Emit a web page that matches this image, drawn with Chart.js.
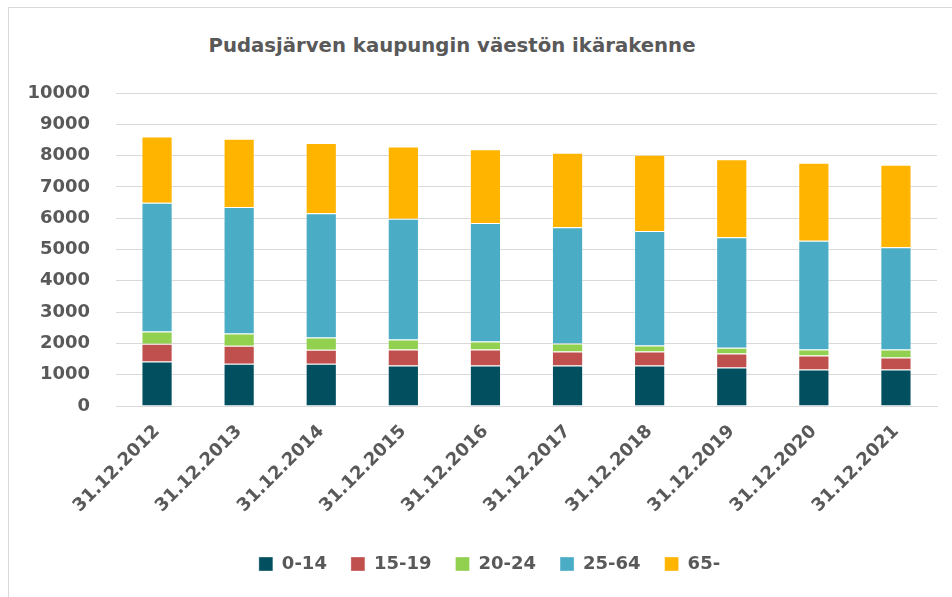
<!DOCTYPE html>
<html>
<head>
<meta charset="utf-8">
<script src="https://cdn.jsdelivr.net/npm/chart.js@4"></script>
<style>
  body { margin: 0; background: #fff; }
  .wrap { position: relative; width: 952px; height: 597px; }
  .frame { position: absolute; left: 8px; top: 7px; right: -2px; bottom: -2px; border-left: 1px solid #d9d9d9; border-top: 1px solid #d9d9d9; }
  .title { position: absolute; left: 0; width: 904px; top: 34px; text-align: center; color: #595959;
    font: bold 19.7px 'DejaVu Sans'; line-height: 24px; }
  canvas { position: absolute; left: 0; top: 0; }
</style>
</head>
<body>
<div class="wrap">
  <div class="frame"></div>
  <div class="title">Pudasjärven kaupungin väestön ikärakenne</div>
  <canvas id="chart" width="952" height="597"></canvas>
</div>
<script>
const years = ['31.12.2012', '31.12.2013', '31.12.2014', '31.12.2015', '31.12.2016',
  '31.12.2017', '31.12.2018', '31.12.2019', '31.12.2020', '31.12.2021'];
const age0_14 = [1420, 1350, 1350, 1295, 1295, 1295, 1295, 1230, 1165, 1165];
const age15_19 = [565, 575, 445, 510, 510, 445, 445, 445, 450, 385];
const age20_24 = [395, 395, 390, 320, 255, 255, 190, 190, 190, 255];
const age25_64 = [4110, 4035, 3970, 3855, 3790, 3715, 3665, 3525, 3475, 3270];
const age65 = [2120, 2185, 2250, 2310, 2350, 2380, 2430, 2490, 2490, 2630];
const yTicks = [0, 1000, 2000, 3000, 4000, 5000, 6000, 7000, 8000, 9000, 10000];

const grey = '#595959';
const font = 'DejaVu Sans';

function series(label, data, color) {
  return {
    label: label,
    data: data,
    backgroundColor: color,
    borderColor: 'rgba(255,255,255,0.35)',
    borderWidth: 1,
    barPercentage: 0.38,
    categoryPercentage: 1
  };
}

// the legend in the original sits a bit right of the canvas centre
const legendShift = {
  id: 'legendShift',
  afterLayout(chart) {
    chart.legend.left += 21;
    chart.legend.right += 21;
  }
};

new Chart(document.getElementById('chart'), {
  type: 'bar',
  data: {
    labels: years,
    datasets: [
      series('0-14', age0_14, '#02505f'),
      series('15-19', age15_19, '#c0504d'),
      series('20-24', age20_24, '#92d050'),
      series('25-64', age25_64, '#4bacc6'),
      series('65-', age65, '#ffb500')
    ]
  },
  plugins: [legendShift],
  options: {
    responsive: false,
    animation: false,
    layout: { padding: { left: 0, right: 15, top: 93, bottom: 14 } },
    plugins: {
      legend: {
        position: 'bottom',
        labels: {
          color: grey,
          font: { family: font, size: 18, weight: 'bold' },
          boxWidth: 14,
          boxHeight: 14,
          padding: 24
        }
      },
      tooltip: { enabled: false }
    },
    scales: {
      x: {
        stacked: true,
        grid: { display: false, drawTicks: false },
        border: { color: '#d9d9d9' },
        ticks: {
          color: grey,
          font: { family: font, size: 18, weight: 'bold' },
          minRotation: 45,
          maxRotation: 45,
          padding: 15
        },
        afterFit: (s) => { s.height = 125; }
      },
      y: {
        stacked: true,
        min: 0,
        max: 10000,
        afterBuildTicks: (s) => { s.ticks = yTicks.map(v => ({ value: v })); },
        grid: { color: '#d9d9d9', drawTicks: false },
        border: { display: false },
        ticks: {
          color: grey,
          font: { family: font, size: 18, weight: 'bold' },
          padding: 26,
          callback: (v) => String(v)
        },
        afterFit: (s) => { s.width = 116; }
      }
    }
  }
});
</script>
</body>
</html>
══════════
WRITTEN EXERCISE
Write out the listing above again, exactly, but with no pictures in the copy.

SOLUTION TO THIS TASK
Emit a web page that matches this image, drawn with Chart.js.
<!DOCTYPE html>
<html>
<head>
<meta charset="utf-8">
<script src="https://cdn.jsdelivr.net/npm/chart.js@4"></script>
<style>
  body { margin: 0; background: #fff; }
  .wrap { position: relative; width: 952px; height: 597px; }
  .frame { position: absolute; left: 8px; top: 7px; right: -2px; bottom: -2px; border-left: 1px solid #d9d9d9; border-top: 1px solid #d9d9d9; }
  .title { position: absolute; left: 0; width: 904px; top: 34px; text-align: center; color: #595959;
    font: bold 19.7px 'DejaVu Sans'; line-height: 24px; }
  canvas { position: absolute; left: 0; top: 0; }
</style>
</head>
<body>
<div class="wrap">
  <div class="frame"></div>
  <div class="title">Pudasjärven kaupungin väestön ikärakenne</div>
  <canvas id="chart" width="952" height="597"></canvas>
</div>
<script>
const years = ['31.12.2012', '31.12.2013', '31.12.2014', '31.12.2015', '31.12.2016',
  '31.12.2017', '31.12.2018', '31.12.2019', '31.12.2020', '31.12.2021'];
const age0_14 = [1420, 1350, 1350, 1295, 1295, 1295, 1295, 1230, 1165, 1165];
const age15_19 = [565, 575, 445, 510, 510, 445, 445, 445, 450, 385];
const age20_24 = [395, 395, 390, 320, 255, 255, 190, 190, 190, 255];
const age25_64 = [4110, 4035, 3970, 3855, 3790, 3715, 3665, 3525, 3475, 3270];
const age65 = [2120, 2185, 2250, 2310, 2350, 2380, 2430, 2490, 2490, 2630];
const yTicks = [0, 1000, 2000, 3000, 4000, 5000, 6000, 7000, 8000, 9000, 10000];

const grey = '#595959';
const font = 'DejaVu Sans';

function series(label, data, color) {
  return {
    label: label,
    data: data,
    backgroundColor: color,
    borderColor: 'rgba(255,255,255,0.35)',
    borderWidth: 1,
    barPercentage: 0.38,
    categoryPercentage: 1
  };
}

// the legend in the original sits a bit right of the canvas centre
const legendShift = {
  id: 'legendShift',
  afterLayout(chart) {
    chart.legend.left += 21;
    chart.legend.right += 21;
  }
};

new Chart(document.getElementById('chart'), {
  type: 'bar',
  data: {
    labels: years,
    datasets: [
      series('0-14', age0_14, '#02505f'),
      series('15-19', age15_19, '#c0504d'),
      series('20-24', age20_24, '#92d050'),
      series('25-64', age25_64, '#4bacc6'),
      series('65-', age65, '#ffb500')
    ]
  },
  plugins: [legendShift],
  options: {
    responsive: false,
    animation: false,
    layout: { padding: { left: 0, right: 15, top: 93, bottom: 14 } },
    plugins: {
      legend: {
        position: 'bottom',
        labels: {
          color: grey,
          font: { family: font, size: 18, weight: 'bold' },
          boxWidth: 14,
          boxHeight: 14,
          padding: 24
        }
      },
      tooltip: { enabled: false }
    },
    scales: {
      x: {
        stacked: true,
        grid: { display: false, drawTicks: false },
        border: { color: '#d9d9d9' },
        ticks: {
          color: grey,
          font: { family: font, size: 18, weight: 'bold' },
          minRotation: 45,
          maxRotation: 45,
          padding: 15
        },
        afterFit: (s) => { s.height = 125; }
      },
      y: {
        stacked: true,
        min: 0,
        max: 10000,
        afterBuildTicks: (s) => { s.ticks = yTicks.map(v => ({ value: v })); },
        grid: { color: '#d9d9d9', drawTicks: false },
        border: { display: false },
        ticks: {
          color: grey,
          font: { family: font, size: 18, weight: 'bold' },
          padding: 26,
          callback: (v) => String(v)
        },
        afterFit: (s) => { s.width = 116; }
      }
    }
  }
});
</script>
</body>
</html>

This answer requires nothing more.